The Court will not consider the respondents' rationale on reservations for OBCs if the Triple test is not met.
The Court discarded the challenge to the legality of Section 12(2)(c) of the 1961 Act and interpreted the wording "shall be" before the 27% as "may be" to imply that the OBC reservation might be up to 27% but shouldn't go over the maximum of 50% aggregate for SCs, STs, and OBCs.
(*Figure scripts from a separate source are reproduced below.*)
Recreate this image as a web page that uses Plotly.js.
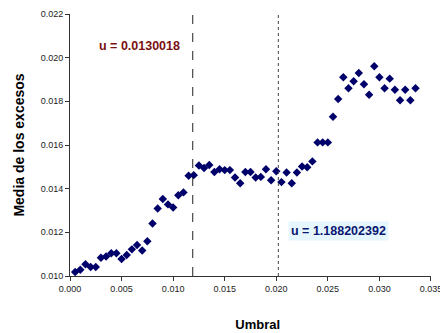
<!DOCTYPE html>
<html>
<head>
<meta charset="utf-8">
<script src="https://cdn.plot.ly/plotly-3.0.1.min.js"></script>
<style>html,body{margin:0;padding:0;background:#fff;}#chart{width:440px;height:333px;}</style>
</head>
<body>
<div id="chart"></div>
<script>
// Umbral (threshold) values
const umbral = [
  0.0005,0.0010,0.0015,0.0020,0.0025,0.0030,0.0035,0.0040,0.0045,0.0050,
  0.0055,0.0060,0.0065,0.0070,0.0075,0.0080,0.0085,0.0090,0.0095,0.0100,
  0.0105,0.0110,0.0115,0.0120,0.0125,0.0130,0.0135,0.0140,0.0145,0.0150,
  0.0155,0.0160,0.0165,0.0170,0.0175,0.0180,0.0185,0.0190,0.0195,0.0200,
  0.0205,0.0210,0.0215,0.0220,0.0225,0.0230,0.0235,0.0240,0.0245,0.0250,
  0.0255,0.0260,0.0265,0.0270,0.0275,0.0280,0.0285,0.0290,0.0295,0.0300,
  0.0305,0.0310,0.0315,0.0320,0.0325,0.0330,0.0335
];
// Media de los excesos (mean excess)
const mediaExcesos = [
  0.01018,0.01029,0.01054,0.01041,0.01041,0.01084,0.01089,0.01104,0.01104,0.01078,
  0.01096,0.01122,0.01142,0.01117,0.01159,0.01240,0.01309,0.01353,0.01328,0.01314,
  0.01370,0.01383,0.01459,0.01462,0.01506,0.01495,0.01508,0.01476,0.01489,0.01485,
  0.01485,0.01451,0.01425,0.01476,0.01476,0.01451,0.01454,0.01489,0.01439,0.01480,
  0.01430,0.01474,0.01425,0.01474,0.01502,0.01498,0.01525,0.01612,0.01612,0.01612,
  0.01729,0.01811,0.01910,0.01860,0.01892,0.01930,0.01878,0.01830,0.01961,0.01910,
  0.01860,0.01904,0.01853,0.01805,0.01853,0.01805,0.01860
];
// Reference threshold lines
const lineaDiscontinua = [0.0119];
const lineaPunteada = [0.0202];
const yRange = [0.010, 0.022];
const xRange = [0.000, 0.035001];
const etiquetas = ["u = 0.0130018", "u = 1.188202392"];
const etiquetaPos = [[0.00669, 0.02055], [0.0260, 0.01205]];

const traces = [
  {
    x: umbral, y: mediaExcesos, type: 'scatter', mode: 'markers',
    marker: {symbol: 'diamond', size: 6.5, color: '#00006b'},
    hoverinfo: 'x+y', showlegend: false
  },
  {
    x: [lineaDiscontinua[0], lineaDiscontinua[0]], y: yRange, type: 'scatter', mode: 'lines',
    line: {color: '#222', width: 1, dash: 'dash'}, showlegend: false, hoverinfo: 'skip'
  },
  {
    x: [lineaPunteada[0], lineaPunteada[0]], y: yRange, type: 'scatter', mode: 'lines',
    line: {color: '#444', width: 1, dash: 'dot'}, showlegend: false, hoverinfo: 'skip'
  }
];

const layout = {
  width: 440, height: 333,
  margin: {l: 70, r: 9, t: 14, b: 57},
  paper_bgcolor: '#fff', plot_bgcolor: '#fff',
  font: {family: 'Liberation Sans, Arial, sans-serif', size: 9, color: '#222'},
  showlegend: false,
  xaxis: {
    range: xRange, dtick: 0.005, tick0: 0, tickformat: '.3f',
    showgrid: false, zeroline: false, showline: true, linecolor: '#333', linewidth: 1,
    ticks: 'outside', ticklen: 4, tickcolor: '#333', ticklabeloverflow: 'allow',
    tickfont: {size: 9, color: '#222'},
    title: {text: '&nbsp;&nbsp;&nbsp;&nbsp;Umbral', font: {size: 13, color: '#000', family: 'Liberation Sans, Arial, sans-serif', weight: 'bold'}, standoff: 27}
  },
  yaxis: {
    range: yRange, dtick: 0.002, tick0: 0.010, tickformat: '.3f',
    showgrid: false, zeroline: false, showline: true, linecolor: '#333', linewidth: 1,
    ticks: 'outside', ticklen: 4, tickcolor: '#333',
    tickfont: {size: 9, color: '#222'},
    title: {text: 'Media de los excesos', font: {size: 14, color: '#000', family: 'Liberation Sans, Arial, sans-serif', weight: 'bold'}, standoff: 12}
  },
  annotations: [
    {
      x: etiquetaPos[0][0], y: etiquetaPos[0][1], xref: 'x', yref: 'y',
      text: '<b>' + etiquetas[0] + '</b>', showarrow: false,
      font: {size: 12.5, color: '#7a1010', family: 'Liberation Sans, Arial, sans-serif'},
      bgcolor: '#ffffff', borderpad: 2
    },
    {
      x: etiquetaPos[1][0], y: etiquetaPos[1][1], xref: 'x', yref: 'y',
      text: '<b>' + etiquetas[1] + '</b>', showarrow: false,
      font: {size: 12.5, color: '#0a1670', family: 'Liberation Sans, Arial, sans-serif'},
      bgcolor: '#e6f6ff', borderpad: 2
    }
  ]
};

Plotly.newPlot('chart', traces, layout, {displayModeBar: false, staticPlot: true});
</script>
</body>
</html>
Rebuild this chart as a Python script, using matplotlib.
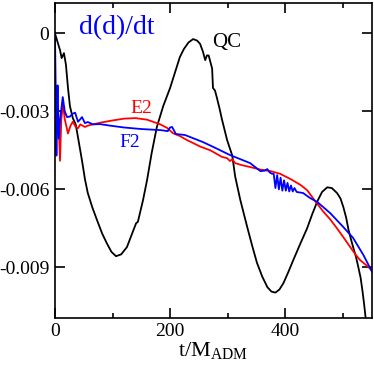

The State Election Commission's challenged notifications regarding OBC reservations in local bodies, dated 27.7.2018 and 14.2.2020, as well as similar notifications it subsequently issued, are quashed, set aside, and declared void. The instructions given in response to the notification regarding the election results and the reserved seats for OBCs are declared void and non est in law, and the corresponding candidate(s) are required to vacate their seats[2].
Rationale
The court while referring to the decision in K. Krishna Murthy v. Union of India(2010) observed that reservation for OBCs is merely a “statutory” dispensation unlike reservation for SC’s/STs, which is a “constitutional” dispensation and linked to the proportion of the population. Further, they laid down that with regards to the State legislations, providing reservations for OBCs shall not exceed the aggregate vertical reservation of 50 per cent for SC’s/STs/OBCs.
Conclusion
This judgement has covered up for the absence of Constitutional guidance with regards to the reservation in local bodies for OBCs from the dictum of K. Krishna Murthy v. Union of India (2010), which failed to provide guidance on the means to identify Backward classes nor provided for a provision for the quantum of reservation for local bodies, delegating the discretion to the ascertain so to the State Legislatures. The Constitution bench of this Court laid down the “triple test/conditions” which must be complied with by all States while reserving seats for OBCs subject to the aggregate vertical reservation of 50 per cent for SC’s/STs/OBCs. The judgement sets a precedent that would apply in full force to all elections by the State Election Commission with regard to reservation for OBCs and all similar provisions in other State enactment[s], as brought forth into notice by the State Election Commission, and makes sure State authorities take the required action that future elections for the concerned local bodies conform to the dictum in K. Krishna Murthy v. Union of India.